Acho que a sociedade brasileira tem amadurecido bastante em relação ao tema. Vamos
agora procurar o mercado financeiro, pois existe muita
compra de pornografia infantil
com cartão de crédito [o projeto da ONG prevê que, uma vez
identificado o comprador, seja
facilitada pelas empresas de
cartões a entrega de dados dele
à polícia; e que um estabelecimento que venda material pornográfico infantil com cartão
seja descredenciado]. Essa parceria deu certo nos Estados
Unidos, quando a iniciamos há
dois anos, e, também na Suécia,
onde há poucos dias o ministro
das Finanças se reuniu com
bancos para solucionar o problema.

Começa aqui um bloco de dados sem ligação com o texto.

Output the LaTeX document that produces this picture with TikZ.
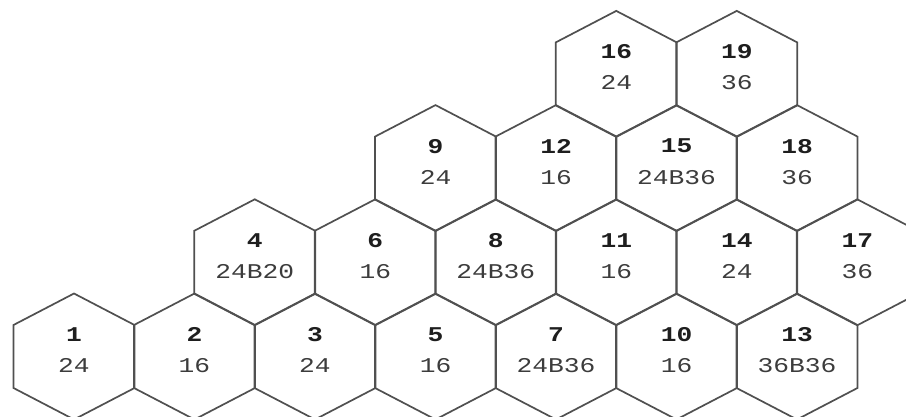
\documentclass[tikz,border=0pt]{standalone}
\usepackage{fontspec}
\usepackage{graphicx}
\setmonofont{Liberation Mono}
\definecolor{hexgray}{RGB}{80,80,80}
\definecolor{valgray}{RGB}{60,60,60}
\definecolor{numgray}{RGB}{30,30,30}
\tikzset{
  hexline/.style={draw=hexgray, line width=1.7pt, line join=miter},
  numtext/.style={font=\ttfamily\bfseries\fontsize{21}{21}\selectfont, text=numgray, inner sep=0pt},
  valtext/.style={font=\ttfamily\fontsize{21}{21}\selectfont, text=valgray, inner sep=0pt},
}
\newcommand\hexcell[4]{%
  \coordinate (#1) at #2;
  \draw[hexline, shift={#2}] (0,63) -- (60.5,31.5) -- (60.5,-31.5) -- (0,-63)
     -- (-60.5,-31.5) -- (-60.5,31.5) -- cycle;
  \node[numtext] (#1n) at ([yshift=22pt]#1) {\scalebox{1.25}[1]{#3}};
  \node[valtext] (#1v) at ([yshift=-9pt]#1) {\scalebox{1.25}[1]{#4}};
}
\begin{document}
\begin{tikzpicture}[x=1pt,y=1pt]
  \useasboundingbox (0,0) rectangle (906,416);
  \fill[white] (0,0) rectangle (906,416);
  \clip (0,0) rectangle (906,416);
  % row 0
  \hexcell{h1}{(74,59.5)}{1}{24}
  \hexcell{h2}{(194.5,59.5)}{2}{16}
  \hexcell{h3}{(315,59.5)}{3}{24}
  \hexcell{h5}{(435.5,59.5)}{5}{16}
  \hexcell{h7}{(556,59.5)}{7}{24B36}
  \hexcell{h10}{(676.5,59.5)}{10}{16}
  \hexcell{h13}{(797,59.5)}{13}{36B36}
  % row 1
  \hexcell{h4}{(254.75,153.7)}{4}{24B20}
  \hexcell{h6}{(375.25,153.7)}{6}{16}
  \hexcell{h8}{(495.75,153.7)}{8}{24B36}
  \hexcell{h11}{(616.25,153.7)}{11}{16}
  \hexcell{h14}{(736.75,153.7)}{14}{24}
  \hexcell{h17}{(857.25,153.7)}{17}{36}
  % row 2
  \hexcell{h9}{(435.5,247.9)}{9}{24}
  \hexcell{h12}{(556,247.9)}{12}{16}
  \hexcell{h15}{(676.5,247.9)}{15}{24B36}
  \hexcell{h18}{(797,247.9)}{18}{36}
  % row 3
  \hexcell{h16}{(616.25,342.1)}{16}{24}
  \hexcell{h19}{(736.75,342.1)}{19}{36}
\end{tikzpicture}
\end{document}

Tenho certeza de que o
Brasil se tornará um líder na
questão do combate à exploração sexual infantil.
FOLHA - Não faltam mais líderes
mundiais que levantem a bandeira
da exploração sexual infantil?
RAINHA SILVIA - Nós fazemos o
que podemos... [risos], mas,
sim, é importante.
FOLHA - Do que a senhora mais
sente falta do Brasil?
RAINHA SILVIA - Passei minha infância aqui e, tendo mãe brasileira, o Brasil esteve sempre
perto de nós. O Brasil é amor,
carinho, espontaneidade, alegria. Tenho bons amigos aqui.
Gosto muito de jabuticaba e
consegui até plantar uma jabuticabeira em casa, na Suécia.
Acho que é a única jabuticabeira do mundo em estufa.
FOLHA - E a jabuticaba dessa árvore é boa?
RAINHA SILVIA - [risos] Sim. No
ano passado, ela me deu seis jabuticabas.